ROSE HILL, Iowa — It was a long hot summer in Mahaska County. The area was in a drought until late summer rains came. Now farmers in the area are starting to run corn.
“This is our second day of harvesting corn, beans are not quite ready yet, but we’ve been struggling a little bit with the moisture we’re about 10 inches below moisture on the average for the year,” said Mark Jackson, who farms with his son Michael east of Oskaloosa. “Corn harvest right now is good I say a little bit above average.”
Jackson so far has gotten around 240 bushels to the acre on early corn fields he has harvested. The corn on Thursday was testing around 20% for moisture so the harvest was put on hold, so the warm sun and wind would dry the crop at no cost. If not that route, Jackson would have to dry the corn down to 15% moisture using fuel in the dryer, which has gone up in cost.
“Fuel LP prices have gone up a dollar or 2 1/2 dollars a gallon for LP which is the main factor farmers use to dry,” said Jackson. “We like to let mother nature dry it down as much as we can, but we also have to look at the calendar and realize winter is coming, you don’t want to be caught in the snow or the rain.”
The Jackson Farm has been no till for some time.
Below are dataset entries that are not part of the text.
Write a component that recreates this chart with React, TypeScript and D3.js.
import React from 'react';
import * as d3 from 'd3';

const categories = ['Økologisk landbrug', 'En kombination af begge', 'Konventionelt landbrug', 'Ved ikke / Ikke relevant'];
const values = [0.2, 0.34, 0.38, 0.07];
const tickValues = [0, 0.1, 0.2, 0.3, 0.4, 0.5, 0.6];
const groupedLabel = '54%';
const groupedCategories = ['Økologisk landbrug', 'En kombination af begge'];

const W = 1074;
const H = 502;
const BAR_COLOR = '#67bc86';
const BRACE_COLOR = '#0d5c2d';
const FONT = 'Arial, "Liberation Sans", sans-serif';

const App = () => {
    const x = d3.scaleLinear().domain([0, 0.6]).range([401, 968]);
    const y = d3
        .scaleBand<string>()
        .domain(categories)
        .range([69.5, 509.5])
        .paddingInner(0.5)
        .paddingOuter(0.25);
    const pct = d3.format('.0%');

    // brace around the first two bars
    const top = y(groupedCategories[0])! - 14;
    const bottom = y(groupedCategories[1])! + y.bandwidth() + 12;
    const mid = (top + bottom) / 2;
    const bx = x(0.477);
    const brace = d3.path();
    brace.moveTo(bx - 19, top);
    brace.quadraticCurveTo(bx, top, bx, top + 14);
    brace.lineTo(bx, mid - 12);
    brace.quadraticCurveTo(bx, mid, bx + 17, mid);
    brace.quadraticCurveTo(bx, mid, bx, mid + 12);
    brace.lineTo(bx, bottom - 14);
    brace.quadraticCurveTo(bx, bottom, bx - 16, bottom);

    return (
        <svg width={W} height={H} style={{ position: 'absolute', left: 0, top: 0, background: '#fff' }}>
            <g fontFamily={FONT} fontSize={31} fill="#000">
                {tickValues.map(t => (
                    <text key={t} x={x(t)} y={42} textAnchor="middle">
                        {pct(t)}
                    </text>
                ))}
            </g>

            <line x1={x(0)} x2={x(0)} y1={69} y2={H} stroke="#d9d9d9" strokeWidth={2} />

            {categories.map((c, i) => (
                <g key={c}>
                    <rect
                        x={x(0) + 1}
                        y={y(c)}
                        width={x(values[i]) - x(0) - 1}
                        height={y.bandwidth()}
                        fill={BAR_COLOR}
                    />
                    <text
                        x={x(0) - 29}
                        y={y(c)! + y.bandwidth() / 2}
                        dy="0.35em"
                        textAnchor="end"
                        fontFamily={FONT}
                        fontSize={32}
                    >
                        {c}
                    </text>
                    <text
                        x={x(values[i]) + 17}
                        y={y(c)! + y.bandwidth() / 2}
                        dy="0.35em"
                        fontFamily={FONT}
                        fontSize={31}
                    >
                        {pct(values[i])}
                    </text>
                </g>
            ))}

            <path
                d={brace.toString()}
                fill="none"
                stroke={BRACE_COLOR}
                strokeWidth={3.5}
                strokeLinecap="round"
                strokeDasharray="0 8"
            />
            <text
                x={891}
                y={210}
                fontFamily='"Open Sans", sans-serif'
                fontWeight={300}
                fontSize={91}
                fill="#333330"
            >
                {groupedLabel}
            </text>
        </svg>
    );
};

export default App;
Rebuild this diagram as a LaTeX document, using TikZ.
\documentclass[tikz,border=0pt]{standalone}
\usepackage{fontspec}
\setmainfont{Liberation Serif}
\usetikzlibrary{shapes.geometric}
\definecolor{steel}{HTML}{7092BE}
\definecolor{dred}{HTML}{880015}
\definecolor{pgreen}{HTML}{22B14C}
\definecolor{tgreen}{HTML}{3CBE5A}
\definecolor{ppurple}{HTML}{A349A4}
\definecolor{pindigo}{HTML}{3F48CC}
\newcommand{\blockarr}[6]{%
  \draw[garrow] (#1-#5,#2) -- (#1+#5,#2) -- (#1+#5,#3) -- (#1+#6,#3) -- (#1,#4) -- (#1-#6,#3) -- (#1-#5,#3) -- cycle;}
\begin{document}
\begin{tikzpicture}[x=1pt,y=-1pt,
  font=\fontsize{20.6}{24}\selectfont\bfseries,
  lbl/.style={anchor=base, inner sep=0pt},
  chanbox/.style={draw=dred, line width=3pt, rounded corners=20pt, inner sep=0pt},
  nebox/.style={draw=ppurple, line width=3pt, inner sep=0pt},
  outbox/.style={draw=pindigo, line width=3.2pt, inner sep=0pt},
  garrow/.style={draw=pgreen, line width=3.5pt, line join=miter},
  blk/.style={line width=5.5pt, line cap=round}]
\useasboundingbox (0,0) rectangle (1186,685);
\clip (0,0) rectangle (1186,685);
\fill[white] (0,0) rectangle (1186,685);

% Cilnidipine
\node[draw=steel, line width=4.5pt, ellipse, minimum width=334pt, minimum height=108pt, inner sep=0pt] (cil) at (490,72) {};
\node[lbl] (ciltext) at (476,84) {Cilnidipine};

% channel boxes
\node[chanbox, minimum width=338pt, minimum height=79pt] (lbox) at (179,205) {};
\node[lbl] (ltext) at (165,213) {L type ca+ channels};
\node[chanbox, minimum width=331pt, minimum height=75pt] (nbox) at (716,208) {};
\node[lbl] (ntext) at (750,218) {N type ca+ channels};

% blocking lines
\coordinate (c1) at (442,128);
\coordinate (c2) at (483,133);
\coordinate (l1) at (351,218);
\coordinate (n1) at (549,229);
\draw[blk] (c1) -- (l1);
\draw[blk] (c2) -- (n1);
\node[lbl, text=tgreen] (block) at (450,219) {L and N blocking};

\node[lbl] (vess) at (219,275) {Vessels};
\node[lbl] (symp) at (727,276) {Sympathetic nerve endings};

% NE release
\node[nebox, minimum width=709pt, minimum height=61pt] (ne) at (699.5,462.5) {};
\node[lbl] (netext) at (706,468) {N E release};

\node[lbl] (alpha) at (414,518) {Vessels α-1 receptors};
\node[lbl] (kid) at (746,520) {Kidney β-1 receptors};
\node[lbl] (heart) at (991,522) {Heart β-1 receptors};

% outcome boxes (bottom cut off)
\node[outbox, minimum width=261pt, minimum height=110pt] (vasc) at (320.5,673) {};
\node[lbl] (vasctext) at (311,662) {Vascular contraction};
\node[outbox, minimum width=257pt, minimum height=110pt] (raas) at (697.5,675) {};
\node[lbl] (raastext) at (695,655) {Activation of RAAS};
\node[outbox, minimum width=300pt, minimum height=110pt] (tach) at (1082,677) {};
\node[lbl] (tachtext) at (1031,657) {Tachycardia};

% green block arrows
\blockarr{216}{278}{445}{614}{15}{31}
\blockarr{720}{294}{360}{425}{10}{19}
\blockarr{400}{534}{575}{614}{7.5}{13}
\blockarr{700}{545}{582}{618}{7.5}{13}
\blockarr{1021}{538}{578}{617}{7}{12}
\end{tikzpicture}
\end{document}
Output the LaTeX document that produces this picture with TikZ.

So now they use an attachment on the combine to help get the ground ready to plant no-till in the spring.
“As the corn comes down through the rollers, the sharp edges cut, and then it goes forward this roller rolls and tips and sets the corn stalk over so if you have that flat mat on the ground,” said Jackson.
Jacksons could not yet start the soybean harvest, as that crop is too green yet.